Top Five Saturday: Dystopian Books

This Top 5 series is back! This is a series of books that I want to read that all have a common theme. Previously on the blog I have focused on witches, werewolves, thrillers, faeries, fairy tale re-tellings, high fantasy and many more. I am going to try and bring this series back for every Saturday.

The Upcoming Schedule Is:


Many thanks to Amanda @ Devouring Books for continuing to provide these prompts despite being struck down by a devastating cold!

The List

So, dystopian novels: horrific premonitions of the future, crafted from the dark furnace of our contemporary fears. They carry with them echoes of H. G. Wells’ The Time Machine and Huxley’s Brave New World and Orwell’s 1984. Now, the dystopia has become such a staple setting of YA fiction in the wake of Hunger Games and Gone and The Maze Runner that it starts to feel a little too familiar to retain the shock of those early pioneers.

We also seem to be living in a world of populist politics, fear and suspicion, controlled borders and an insular mindset, a global climate crisis and economic uncertainty. The irony to be compiling this list as Brexit day has come and gone…

The Road, Cormac McCarthy

The ultimate dystopian novel for me: achingly awful throughout; unremittingly bleak; poetically and powerfully written. The love between the father and son is one of the most powerful and moving depictions of parenthood I have read.

“A father and his son walk alone through burned America. Nothing moves in the ravaged landscape save the ash on the wind. It is cold enough to crack stones, and when the snow falls it is gray. The sky is dark. Their destination is the coast, although they don’t know what, if anything, awaits them there. They have nothing; just a pistol to defend themselves against the lawless bands that stalk the road, the clothes they are wearing, a cart of scavenged food—and each other.”

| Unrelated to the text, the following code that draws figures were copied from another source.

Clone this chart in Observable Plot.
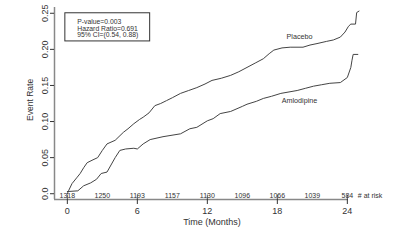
<!DOCTYPE html>
<html><head><meta charset="utf-8">
<script src="https://cdn.jsdelivr.net/npm/d3@7"></script>
<script src="https://cdn.jsdelivr.net/npm/@observablehq/plot@0.6"></script>
<style>
html,body{margin:0;padding:0;background:#fff;}
#chart svg{font-family:"Liberation Sans",Arial,sans-serif;}
</style>
</head><body><div id="chart"></div>
<script>
// months, event rate
const placeboMonths = [0,0.1,0.4,0.8,1.1,1.4,1.7,2.2,2.6,3.0,3.4,4.1,4.8,5.2,5.7,6.2,6.5,7.0,7.5,8.0,8.5,9.0,9.7,10.4,11.1,11.8,12.4,13.2,14.0,14.7,15.4,16.1,16.8,17.3,17.7,18.4,19.1,20.2,20.8,21.4,22.2,22.8,23.4,23.8,24.1,24.3,24.7,24.8,25.0];
const placeboRates  = [0,0.004,0.014,0.022,0.028,0.036,0.043,0.047,0.050,0.060,0.069,0.074,0.085,0.090,0.097,0.103,0.106,0.112,0.122,0.125,0.129,0.133,0.139,0.143,0.147,0.152,0.157,0.160,0.164,0.169,0.175,0.181,0.187,0.194,0.199,0.202,0.203,0.203,0.206,0.208,0.211,0.213,0.217,0.224,0.232,0.235,0.235,0.251,0.253];
const amloMonths = [0,0.9,1.4,2.0,2.5,2.9,3.4,4.1,4.5,5.0,5.7,6.0,6.5,7.1,8.2,9.7,10.5,11.1,12.0,12.5,13.1,14.0,15.0,15.4,16.2,16.8,17.5,18.3,19.0,19.7,20.4,21.1,21.8,22.5,23.4,24.0,24.3,24.4,24.5,24.9];
const amloRates  = [0.003,0.004,0.011,0.015,0.020,0.028,0.030,0.050,0.060,0.062,0.063,0.062,0.069,0.075,0.079,0.083,0.090,0.092,0.101,0.104,0.111,0.114,0.121,0.124,0.128,0.132,0.135,0.139,0.141,0.143,0.146,0.149,0.151,0.153,0.154,0.161,0.175,0.185,0.193,0.193];
const riskMonths = [0,3,6,9,12,15,18,21,24];
const riskCounts = [1318,1250,1193,1157,1130,1096,1066,1039,584];
const xTicks = [0,6,12,18,24];
const yTicks = [0,0.05,0.10,0.15,0.20,0.25];
const statLines = ["P-value=0.003","Hazard Ratio=0.691","95% CI=(0.54, 0.88)"];
const seriesLabels = ["Placebo","Amlodipine"];

const placebo = placeboMonths.map((m,i)=>({m, r: placeboRates[i]}));
const amlo = amloMonths.map((m,i)=>({m, r: amloRates[i]}));
const risk = riskMonths.map((m,i)=>({m, n: riskCounts[i]}));
const stats = statLines.map((t,i)=>({t, i}));

const ink = "#333";
const axisCol = "#888";
const X0 = -1.1, X1 = 24.1, Y0 = -0.008, Y1 = 0.258;

const chart = Plot.plot({
  width: 400, height: 252,
  marginLeft: 54, marginRight: 52, marginTop: 7, marginBottom: 53,
  x: {domain: [X0, X1]},
  y: {domain: [Y0, Y1]},
  style: {fontFamily: '"Liberation Sans", Arial, sans-serif', color: ink, background: "#fff"},
  marks: [
    Plot.ruleY([Y0], {x1: X0, x2: X1, stroke: axisCol, strokeWidth: 1.5}),
    Plot.ruleX([X0], {y1: Y0, y2: Y1, stroke: axisCol, strokeWidth: 1.5}),
    Plot.axisX({ticks: xTicks, tickSize: 5, tickPadding: 3, fontSize: 9, label: null, stroke: ink}),
    Plot.ruleX(xTicks, {y1: Y0, y2: -0.002, stroke: ink, strokeWidth: 0.8}),
    Plot.axisY({ticks: yTicks, tickSize: 4, tickPadding: 3, tickRotate: -90, fontSize: 9, label: null,
      tickFormat: d => d === 0 ? "0.0" : d3.format(".2f")(d), stroke: ink}),
    Plot.text(["Event Rate"], {x: X0, y: 0.13, dx: -24, rotate: -90, fontSize: 8.5, fill: ink}),
    Plot.text(["Time (Months)"], {x: 12.4, frameAnchor: "bottom", dy: 25, fontSize: 9, fill: ink}),
    Plot.text(risk, {x: "m", y: Y0, text: d => String(d.n), dy: -4, fontSize: 7, fill: ink}),
    Plot.text(["# at risk"], {x: 24.9, y: Y0, dy: -4, textAnchor: "start", fontSize: 7, fill: ink}),
    Plot.rect([0], {x1: -0.17, x2: 7.1, y1: 0.211, y2: 0.25, stroke: ink, strokeWidth: 1, fill: "none"}),
    Plot.text(stats, {x: 0.85, y: d => 0.2375 - d.i*0.0088, text: "t", textAnchor: "start", fontSize: 6.8, fill: ink}),
    Plot.line(placebo, {x: "m", y: "r", stroke: "#444", strokeWidth: 1}),
    Plot.line(amlo, {x: "m", y: "r", stroke: "#444", strokeWidth: 1}),
    Plot.text([seriesLabels[0]], {x: 19.9, y: 0.218, fontSize: 7.2, fill: ink}),
    Plot.text([seriesLabels[1]], {x: 19.9, y: 0.129, fontSize: 7.2, fill: ink})
  ]
});
document.getElementById("chart").appendChild(chart);
</script>
</body></html>
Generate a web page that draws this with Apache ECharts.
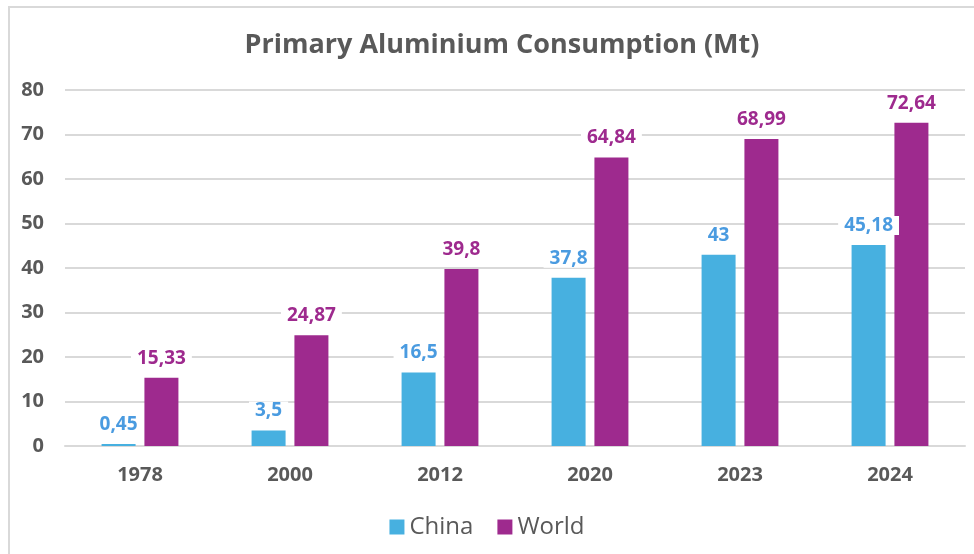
<!DOCTYPE html>
<html>
<head>
<meta charset="utf-8">
<script src="https://cdn.jsdelivr.net/npm/echarts@6/dist/echarts.min.js"></script>
<style>
html,body{margin:0;padding:0;background:#fff;}
#chart{width:974px;height:554px;position:relative;}
#frame{position:absolute;left:8px;top:6px;width:966px;height:548px;border-top:2px solid #d9d9d9;border-left:2px solid #d9d9d9;pointer-events:none;}
</style>
</head>
<body>
<div style="position:relative;width:974px;height:554px;">
<div id="chart"></div>
<div id="frame"></div>
</div>
<script>
var categories = ['1978', '2000', '2012', '2020', '2023', '2024'];
var chinaValues = [0.45, 3.5, 16.5, 37.8, 43, 45.18];
var worldValues = [15.33, 24.87, 39.8, 64.84, 68.99, 72.64];
var yTicks = [0, 10, 20, 30, 40, 50, 60, 70, 80];

var FONT = '"Open Sans", "Noto Sans", sans-serif';
function fmt(v) { return String(v).replace('.', ','); }

var chart = echarts.init(document.getElementById('chart'), null, {renderer: 'canvas'});
chart.setOption({
  animation: false,
  backgroundColor: '#fff',
  title: {
    text: 'Primary Aluminium Consumption (Mt)',
    left: 497, top: 27, textAlign: 'center',
    textStyle: {fontFamily: FONT, fontWeight: 'bold', fontSize: 27, color: '#595959'}
  },
  legend: {
    data: ['China', 'World'],
    left: 'center', top: 510,
    itemWidth: 15, itemHeight: 15, itemGap: 24,
    icon: 'rect',
    textStyle: {fontFamily: FONT, fontSize: 24, color: '#595959'}
  },
  grid: {left: 65, right: 9, top: 90, bottom: 108, containLabel: false},
  xAxis: {
    type: 'category',
    data: categories,
    axisTick: {show: false},
    axisLine: {lineStyle: {color: '#d9d9d9', width: 2}},
    axisLabel: {fontFamily: FONT, fontWeight: 'bold', fontSize: 20, color: '#595959', margin: 19}
  },
  yAxis: {
    type: 'value',
    min: yTicks[0], max: yTicks[yTicks.length - 1], interval: 10,
    axisLine: {show: false},
    axisTick: {show: false},
    splitLine: {lineStyle: {color: '#d9d9d9', width: 2}},
    axisLabel: {fontFamily: FONT, fontWeight: 'bold', fontSize: 20, color: '#595959', margin: 21}
  },
  series: [
    {
      name: 'China', type: 'bar', data: chinaValues,
      barWidth: 34, barGap: '26%',
      itemStyle: {color: '#47B0E0'},
      label: {
        show: true, position: 'top', distance: 10,
        formatter: function (p) { return fmt(p.value); },
        fontFamily: FONT, fontWeight: 'bold', fontSize: 19, color: '#4A9BE0',
        backgroundColor: '#fff', padding: [0, 6]
      }
    },
    {
      name: 'World', type: 'bar', data: worldValues,
      barWidth: 34,
      itemStyle: {color: '#9E2A8E'},
      label: {
        show: true, position: 'top', distance: 10,
        formatter: function (p) { return fmt(p.value); },
        fontFamily: FONT, fontWeight: 'bold', fontSize: 19, color: '#9E2A8E',
        backgroundColor: '#fff', padding: [0, 6]
      }
    }
  ]
});
</script>
</body>
</html>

The Handmaid’s Tale, Margaret Atwood

Yes, it is a predictable entry on the list, but iconic: the feminist dystopia where a woman’s value is limited to her ability to conceive.

“Offred is a Handmaid in The Republic of Gilead, a religious totalitarian state in what was formerly known as the United States. She is placed in the household of The Commander, Fred Waterford her assigned name, Offred, means of Fred . She has only one function: to breed. If Offred refuses to enter into sexual servitude to repopulate a devastated world, she will be hanged. Yet even a repressive state cannot eradicate hope and desire. As she recalls her pre-revolution life in flashbacks, Offred must navigate through the terrifying landscape of torture and persecution in the present day, and between two men upon which her future hangs.”

The Passage, Justin Cronin

This is a wonderful novel, devastating and bleak, about the fall of the world of man to vampires. What carries this novel is the wonderfully ambiguous character of Amy Harper Bellafonte, the fae and eldritch six year old survivor of the fall of the world. In herself, she would carry the book; bolstered by her paternal relationship with Brad Wolgast, it raises this novel above the multitude.

“First, the unthinkable: a security breach at a secret U.S. government facility unleashes the monstrous product of a chilling military experiment. Then, the unspeakable: a night of chaos and carnage gives way to sunrise on a nation, and ultimately a world, forever altered. All that remains for the stunned survivors is the long fight ahead and a future ruled by fear–of darkness, of death, of a fate far worse.”

More Than This, Patrick Ness

This was, for me, a one-sitting read! It was fabulous! Drawing on imagery and tropes from films such as The Matrix and The Terminator this was a very self-aware dystopian novel – and anything by Patrick Ness is always going to be wonderful.

“A boy called Seth drowns, desperate and alone in his final moments, losing his life as the pounding sea claims him. But then he wakes. He is naked, thirsty, starving. But alive. How is that possible? He remembers dying, his bones breaking, his skull dashed upon the rocks. So how is he is here? And where is this place? And why is it that whenever he closes his eyes, he falls prey to vivid, agonizing memories that seem more real than the world around him? Seth begins a search for answers, hoping that he might not be alone, that this might not be the hell he fears it to be, that there might be more than just this…”

The Power, Naomi Alderman

Why have I not reviewed this? I read it a couple of years ago and loved it so much that I have incorporated it into a scheme of work at school. Note to self: review this please!

The story explores what would happen if women and only women gained immense power – the power to generate electrical shocks. The discovery of that power was beautifully written.

“In The Power the world is a recognisable place: there’s a rich Nigerian kid who lounges around the family pool; a foster girl whose religious parents hide their true nature; a local American politician; a tough London girl from a tricky family. But something vital has changed, causing their lives to converge with devastating effect. Teenage girls now have immense physical power – they can cause agonising pain and even death. And, with this small twist of nature, the world changes utterly.”